Exogenous Cre recombinase presents a potential biosafety risk. Even though the expression of Cre in AAVLINK is transient (Figure 1D), further optimization was made to reduce its expression (Figure 6A).
Step 1: Screening Weak Promoters (AAVLINK1.1)
After testing six promoters (EF1α, EFS, UbC, SCP1, CMVmini, BGmini), Western Blot (WB) and Immunohistochemistry (IHC) results showed that the SCP1 promoter efficiently maintained high recombination of EYFP while minimizing Cre expression (Figure 6B-6D). Based on this, AAVLINK1.1 was developed (Figure 6A).
Step 2: Adding Unstable Tags (AAVLINK2.0)
The C-terminal of Cre was fused with a potent protein instability tag, UDeg3a, which rendered Cre nearly undetectable without affecting recombination efficiency (Figure 6E-6G).
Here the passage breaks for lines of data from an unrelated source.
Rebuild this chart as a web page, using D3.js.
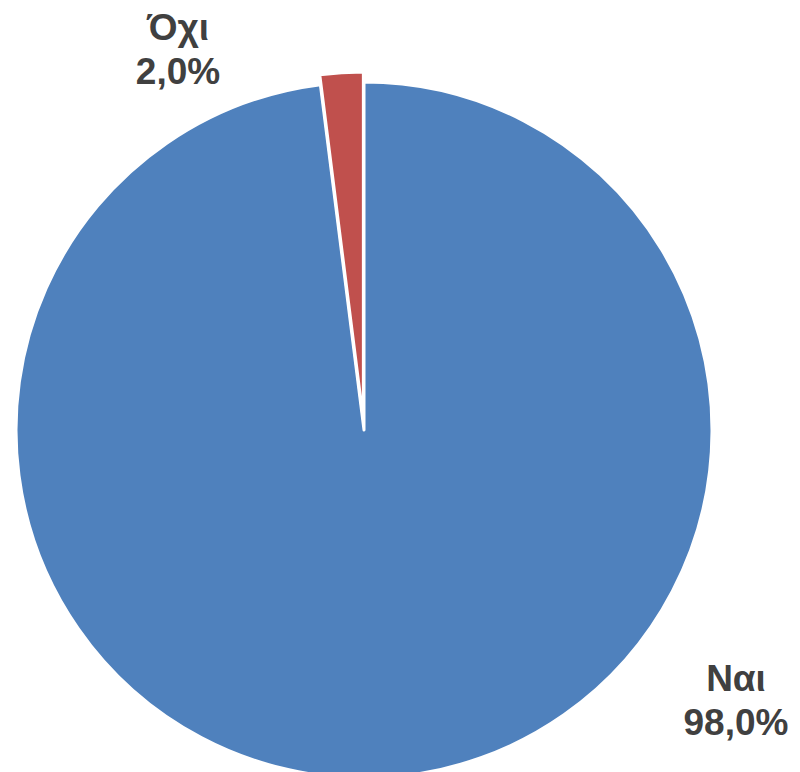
<!DOCTYPE html>
<html>
<head>
<meta charset="utf-8">
<script src="https://cdn.jsdelivr.net/npm/d3@7"></script>
<style>
  body { margin: 0; background: #fff; }
  svg { display: block; }
</style>
</head>
<body>
<div id="chart"></div>
<script>
var labels = ['Ναι', 'Όχι'];
var values = [98.0, 2.0];
var colors = ['#4F81BD', '#C0504D'];
var explode = [0, 10];

var width = 800;
var height = 772;
var cx = 364;
var cy = 430;
var radius = 348;

// label anchor positions (text block centre, first baseline)
var labelPos = [
  {x: 736, y: 691},
  {x: 178, y: 40}
];

var data = labels.map(function(l, i) {
  return {label: l, value: values[i], color: colors[i], explode: explode[i], pos: labelPos[i]};
});

var svg = d3.select('#chart').append('svg')
  .attr('width', width)
  .attr('height', height);

var g = svg.append('g')
  .attr('transform', 'translate(' + cx + ',' + cy + ')');

var pie = d3.pie().sort(null).value(function(d) { return d.value; });
var arc = d3.arc().innerRadius(0).outerRadius(radius);

var arcs = pie(data);

g.selectAll('path.slice')
  .data(arcs)
  .enter()
  .append('path')
    .attr('class', 'slice')
    .attr('d', arc)
    .attr('fill', function(d) { return d.data.color; })
    .attr('stroke', '#fff')
    .attr('stroke-width', 3)
    .attr('stroke-linejoin', 'round')
    .attr('transform', function(d) {
      var mid = (d.startAngle + d.endAngle) / 2;
      var off = d.data.explode;
      return 'translate(' + (Math.sin(mid) * off) + ',' + (-Math.cos(mid) * off) + ')';
    });

var lbl = svg.selectAll('text.label')
  .data(arcs)
  .enter()
  .append('text')
    .attr('class', 'label')
    .attr('text-anchor', 'middle')
    .attr('font-family', 'Liberation Sans, Arial, sans-serif')
    .attr('font-weight', 'bold')
    .attr('font-size', 37)
    .attr('fill', '#404040');

lbl.append('tspan')
  .attr('x', function(d) { return d.data.pos.x; })
  .attr('y', function(d) { return d.data.pos.y; })
  .text(function(d) { return d.data.label; });

lbl.append('tspan')
  .attr('x', function(d) { return d.data.pos.x; })
  .attr('y', function(d) { return d.data.pos.y + 44; })
  .text(function(d) { return d3.format('.1f')(d.data.value).replace('.', ',') + '%'; });
</script>
</body>
</html>
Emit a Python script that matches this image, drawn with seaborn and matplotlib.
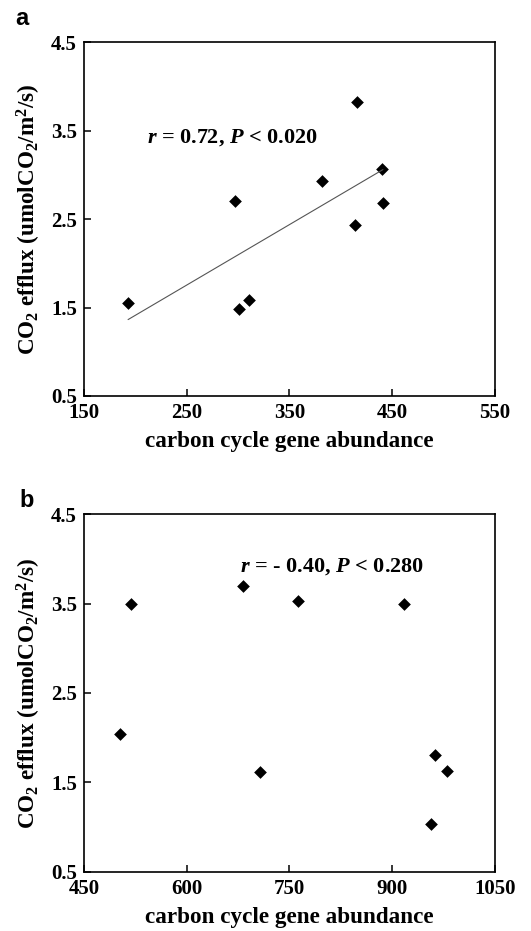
import matplotlib; matplotlib.use("Agg")
import matplotlib.pyplot as plt
import seaborn as sns
import pandas as pd

# panel a: gene abundance vs CO2 efflux (positive fit)
a_abund = [193, 297, 301, 311, 382, 416, 414, 440, 441]
a_efflux = [1.55, 2.70, 1.48, 1.58, 2.93, 3.82, 2.43, 3.07, 2.68]
a_note = "$r$ = 0.72, $P$ < 0.020"
a_xticks = [150, 250, 350, 450, 550]

# panel b: no significant fit
b_abund = [502, 519, 682, 707, 762, 917, 957, 963, 980]
b_efflux = [2.04, 3.50, 3.70, 1.62, 3.53, 3.50, 1.03, 1.81, 1.63]
b_note = "$r$ = - 0.40, $P$ < 0.280"
b_xticks = [450, 600, 750, 900, 1050]

yticks = [0.5, 1.5, 2.5, 3.5, 4.5]
xlab = "carbon cycle gene abundance"
ylab = "CO$_2$ efflux (umolCO$_2$/m$^2$/s)"

sns.set_style("ticks")
plt.rcParams["font.family"] = ["Liberation Serif", "DejaVu Serif"]
plt.rcParams["font.weight"] = "bold"
plt.rcParams["mathtext.fontset"] = "custom"
plt.rcParams["mathtext.rm"] = "Liberation Serif:bold"
plt.rcParams["mathtext.it"] = "Liberation Serif:bold:italic"
plt.rcParams["mathtext.bf"] = "Liberation Serif:bold"
for k in ["text.color", "axes.labelcolor", "xtick.color", "ytick.color", "axes.edgecolor"]:
    plt.rcParams[k] = "black"

fig = plt.figure(figsize=(5.31, 9.31), dpi=100)
ax_a = fig.add_axes([0.158, 0.5747, 0.774, 0.380])
ax_b = fig.add_axes([0.158, 0.0637, 0.774, 0.3839])

def style(ax, xticks, letter, lx, ly):
    ax.set_xlim(xticks[0], xticks[-1]); ax.set_ylim(0.5, 4.5)
    ax.set_xticks(xticks); ax.set_yticks(yticks)
    ax.set_yticklabels([f"{v:.1f}" for v in yticks])
    ax.tick_params(direction="in", length=5, width=1.1, labelsize=15, pad=5, colors="black")
    for s in ax.spines.values(): s.set_linewidth(1.2); s.set_color("black"); s.set_visible(True)
    ax.set_xlabel(xlab, fontsize=16.7, fontweight="bold", labelpad=6)
    ax.set_ylabel(ylab, fontsize=16.7, fontweight="bold", labelpad=6)
    ax.text(lx, ly, letter, transform=ax.transAxes, fontsize=17, fontweight="bold",
            family="Liberation Sans", ha="left", va="baseline", color="black")

da = pd.DataFrame({"x": a_abund, "y": a_efflux})
db = pd.DataFrame({"x": b_abund, "y": b_efflux})

sns.regplot(data=da, x="x", y="y", ax=ax_a, scatter=False, ci=None, truncate=True,
            line_kws=dict(color="#555555", linewidth=0.8))
sns.scatterplot(data=da, x="x", y="y", ax=ax_a, marker="D", s=42, color="black", edgecolor="black", linewidth=0)
ax_a.text(211, 3.42, a_note, fontsize=16, fontweight="bold", va="center", ha="left")
style(ax_a, a_xticks, "a", -0.168, 1.048)

sns.scatterplot(data=db, x="x", y="y", ax=ax_b, marker="D", s=42, color="black", edgecolor="black", linewidth=0)
ax_b.text(678, 3.91, b_note, fontsize=16, fontweight="bold", va="center", ha="left")
style(ax_b, b_xticks, "b", -0.156, 1.020)

fig.savefig("out.png", dpi=100)
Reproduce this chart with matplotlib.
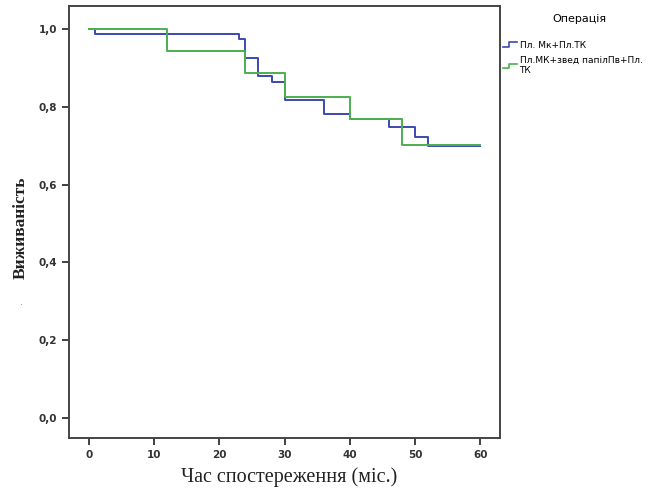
import numpy as np
import matplotlib.pyplot as plt
from matplotlib.ticker import FuncFormatter
from matplotlib.legend_handler import HandlerBase
from matplotlib.lines import Line2D

# survival curves (Kaplan-Meier steps)
blue_t = [0, 1, 23, 24, 26, 28, 30, 36, 40, 46, 50, 52, 60]
blue_s = [1.0, 0.988, 0.974, 0.927, 0.879, 0.865, 0.817, 0.781, 0.769, 0.749, 0.723, 0.699, 0.699]
green_t = [0, 12, 24, 30, 40, 48, 60]
green_s = [1.0, 0.945, 0.888, 0.826, 0.769, 0.702, 0.702]

labels = ['Пл. Мк+Пл.ТК', 'Пл.МК+звед папілПв+Пл.\nТК']
x_ticks = [0, 10, 20, 30, 40, 50, 60]
y_ticks = [0.0, 0.2, 0.4, 0.6, 0.8, 1.0]

BLUE = '#3a4aae'
GREEN = '#4caf50'


class StepHandler(HandlerBase):
    # SPSS-like little step icon in the legend
    def create_artists(self, legend, orig, xd, yd, w, h, fontsize, trans):
        xs = [xd, xd + w * 0.45, xd + w * 0.45, xd + w]
        ys = [yd + h * 0.1, yd + h * 0.1, yd + h * 0.8, yd + h * 0.8]
        ln = Line2D(xs, ys, color=orig.get_color(), lw=1.2, transform=trans)
        return [ln]


fig = plt.figure(figsize=(6.58, 4.92), dpi=100)
ax = fig.add_axes([0.105, 0.110, 0.655, 0.878])

l1, = ax.plot(blue_t, blue_s, drawstyle='steps-post', color=BLUE, lw=1.4, label=labels[0])
l2, = ax.plot(green_t, green_s, drawstyle='steps-post', color=GREEN, lw=1.4, label=labels[1])

ax.set_xlim(-3, 63)
ax.set_ylim(-0.052, 1.06)
ax.set_xticks(x_ticks)
ax.set_yticks(y_ticks)
ax.yaxis.set_major_formatter(FuncFormatter(lambda v, p: f'{v:.1f}'.replace('.', ',')))
ax.tick_params(direction='out', length=5, width=1.3, color='#333333',
               labelsize=7.5, labelcolor='#333333')
for lab in ax.get_xticklabels() + ax.get_yticklabels():
    lab.set_fontweight('bold')
for s in ax.spines.values():
    s.set_linewidth(1.4)
    s.set_color('#444444')

fig.text(0.031, 0.537, 'Виживаність', rotation=90, ha='center', va='center',
         family='Liberation Serif', fontsize=12.5, fontweight='bold', color='#222222')
fig.text(0.031, 0.386, '.', ha='center', va='center', fontsize=6, color='#555555')
fig.text(0.44, 0.030, 'Час спостереження (міс.)', ha='center', va='center',
         family='Liberation Serif', fontsize=14.5, color='#222222')

leg = ax.legend(handles=[l1, l2], handler_map={Line2D: StepHandler()},
                loc='upper left', bbox_to_anchor=(0.998, 0.99), frameon=False,
                title='Операція', fontsize=6.5, title_fontsize=8,
                handlelength=1.6, handletextpad=0.25, borderaxespad=0,
                labelspacing=0.7)
leg._legend_box.align = 'left'
leg._legend_box.sep = 12
leg.get_title().set_position((50, 0))

fig.savefig('out.png', dpi=100)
This resulted in the final version, AAVLINK2.0 (Figure 6A).
Comparing Cre expression in vivo through intracranial and intravenous injection, the two versions of AAVLINK were tested:
AAVLINK1.0:
After dual-vector delivery, IHC detected weak Cre expression, and WB showed no Cre detection, confirming that Cre was inactivated (Figure 1A, 6I, 6J, 6L, 6M).
AAVLINK2.0:
Regardless of the delivery method, both IHC and WB failed to detect Cre expression, and the target gene was efficiently expressed (Figure 6I, 6J, 6L, 6M).
Additionally, experiments in macaques verified that AAVLINK2.0 had no Cre expression and efficiently expressed the target gene (Figure 6N, 6O). AAVLINK2.0, optimized with a "weak promoter + protein degradation tag" combination, resolved the biosafety concerns of Cre expression and enhanced its clinical translation potential.